Start of SOURCE MATERIAL

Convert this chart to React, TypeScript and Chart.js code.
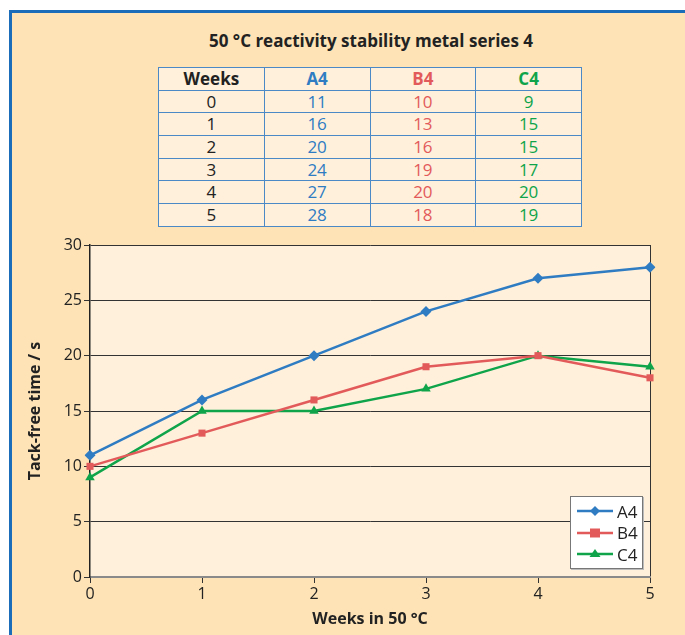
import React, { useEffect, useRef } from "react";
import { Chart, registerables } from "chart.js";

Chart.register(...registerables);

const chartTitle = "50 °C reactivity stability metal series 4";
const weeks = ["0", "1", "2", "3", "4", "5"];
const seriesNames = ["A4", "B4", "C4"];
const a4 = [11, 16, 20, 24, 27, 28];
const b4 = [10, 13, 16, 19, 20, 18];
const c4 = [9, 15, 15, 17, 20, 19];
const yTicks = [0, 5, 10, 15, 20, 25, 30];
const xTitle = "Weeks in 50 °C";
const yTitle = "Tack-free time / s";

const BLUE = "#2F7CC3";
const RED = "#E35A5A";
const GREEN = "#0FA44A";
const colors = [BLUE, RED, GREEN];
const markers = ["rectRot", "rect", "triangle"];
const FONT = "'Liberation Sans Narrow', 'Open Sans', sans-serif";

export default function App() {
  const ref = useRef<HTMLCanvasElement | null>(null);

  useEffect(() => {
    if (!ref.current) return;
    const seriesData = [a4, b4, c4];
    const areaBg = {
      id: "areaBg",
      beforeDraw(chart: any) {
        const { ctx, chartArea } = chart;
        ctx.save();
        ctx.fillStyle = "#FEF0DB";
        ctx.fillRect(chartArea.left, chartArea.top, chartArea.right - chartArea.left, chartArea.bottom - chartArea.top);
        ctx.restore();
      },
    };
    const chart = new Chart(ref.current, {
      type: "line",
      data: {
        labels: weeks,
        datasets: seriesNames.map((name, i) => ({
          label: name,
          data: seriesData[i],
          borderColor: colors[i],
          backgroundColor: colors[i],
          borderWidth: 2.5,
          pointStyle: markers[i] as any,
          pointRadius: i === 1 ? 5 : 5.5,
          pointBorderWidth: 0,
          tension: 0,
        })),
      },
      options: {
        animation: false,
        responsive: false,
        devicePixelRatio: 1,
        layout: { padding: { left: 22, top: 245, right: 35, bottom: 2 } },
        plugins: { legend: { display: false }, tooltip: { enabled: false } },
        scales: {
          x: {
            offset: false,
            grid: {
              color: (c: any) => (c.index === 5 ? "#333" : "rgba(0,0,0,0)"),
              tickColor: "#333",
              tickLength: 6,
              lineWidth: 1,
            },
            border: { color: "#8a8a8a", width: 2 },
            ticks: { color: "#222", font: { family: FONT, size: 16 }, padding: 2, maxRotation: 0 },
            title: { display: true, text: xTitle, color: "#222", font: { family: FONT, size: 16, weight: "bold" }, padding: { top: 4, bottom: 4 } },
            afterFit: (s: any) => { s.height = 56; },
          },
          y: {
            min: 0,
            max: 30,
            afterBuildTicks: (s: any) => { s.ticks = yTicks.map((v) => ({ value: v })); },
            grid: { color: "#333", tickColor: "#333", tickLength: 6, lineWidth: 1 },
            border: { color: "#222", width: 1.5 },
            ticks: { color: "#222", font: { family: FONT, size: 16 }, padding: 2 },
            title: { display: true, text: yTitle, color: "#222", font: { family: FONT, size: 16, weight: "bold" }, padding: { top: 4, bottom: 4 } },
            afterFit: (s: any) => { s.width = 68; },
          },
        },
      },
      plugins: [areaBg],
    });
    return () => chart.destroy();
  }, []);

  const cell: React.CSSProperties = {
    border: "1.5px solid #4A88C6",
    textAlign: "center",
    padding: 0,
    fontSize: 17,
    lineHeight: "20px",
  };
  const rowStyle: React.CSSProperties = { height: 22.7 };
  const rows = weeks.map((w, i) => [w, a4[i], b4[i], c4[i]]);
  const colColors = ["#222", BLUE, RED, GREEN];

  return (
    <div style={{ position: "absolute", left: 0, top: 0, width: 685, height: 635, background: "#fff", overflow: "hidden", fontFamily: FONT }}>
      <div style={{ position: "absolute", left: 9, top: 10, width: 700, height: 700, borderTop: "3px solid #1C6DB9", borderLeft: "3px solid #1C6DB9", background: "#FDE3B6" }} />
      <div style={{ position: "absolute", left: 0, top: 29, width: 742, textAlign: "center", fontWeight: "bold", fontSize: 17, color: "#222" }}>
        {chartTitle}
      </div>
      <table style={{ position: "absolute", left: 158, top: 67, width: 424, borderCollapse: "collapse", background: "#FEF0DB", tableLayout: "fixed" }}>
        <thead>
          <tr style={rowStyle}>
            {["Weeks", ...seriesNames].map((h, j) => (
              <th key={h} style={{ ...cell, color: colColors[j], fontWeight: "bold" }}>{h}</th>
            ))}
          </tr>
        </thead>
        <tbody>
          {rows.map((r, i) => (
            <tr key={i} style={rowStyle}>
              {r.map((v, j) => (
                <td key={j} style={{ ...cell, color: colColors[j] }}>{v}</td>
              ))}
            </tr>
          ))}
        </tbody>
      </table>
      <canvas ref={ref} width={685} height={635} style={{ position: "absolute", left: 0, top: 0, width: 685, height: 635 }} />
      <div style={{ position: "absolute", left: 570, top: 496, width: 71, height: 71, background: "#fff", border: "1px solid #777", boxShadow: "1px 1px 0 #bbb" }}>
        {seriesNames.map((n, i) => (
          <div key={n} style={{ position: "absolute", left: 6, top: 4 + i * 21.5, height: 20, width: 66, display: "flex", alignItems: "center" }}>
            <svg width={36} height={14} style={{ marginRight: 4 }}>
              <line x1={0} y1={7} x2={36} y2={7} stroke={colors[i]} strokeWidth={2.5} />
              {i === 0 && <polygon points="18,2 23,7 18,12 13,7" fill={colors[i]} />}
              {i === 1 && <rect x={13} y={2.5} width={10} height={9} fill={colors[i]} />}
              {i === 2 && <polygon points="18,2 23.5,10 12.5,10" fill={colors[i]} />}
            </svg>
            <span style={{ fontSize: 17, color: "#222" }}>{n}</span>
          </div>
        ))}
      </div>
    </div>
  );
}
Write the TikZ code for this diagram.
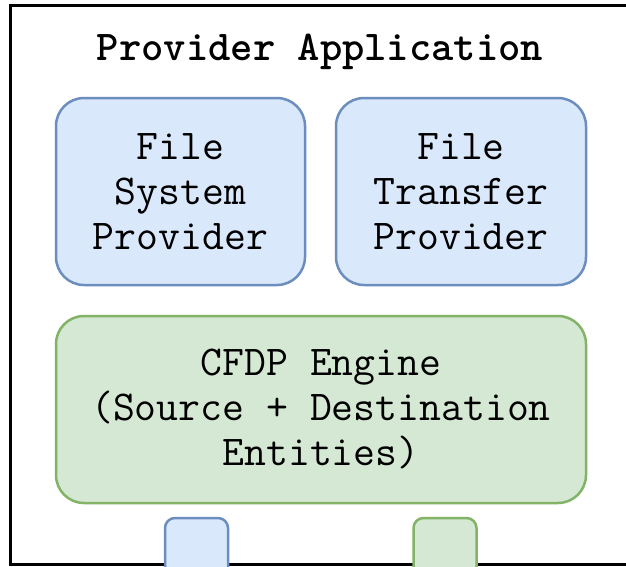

End of SOURCE MATERIAL

= JOB =
Show, from the listing above, each line that contains the word "this".

= RESPONSE TO THE TASK =
Convert this chart to React, TypeScript and Chart.js code.
Write the TikZ code for this diagram.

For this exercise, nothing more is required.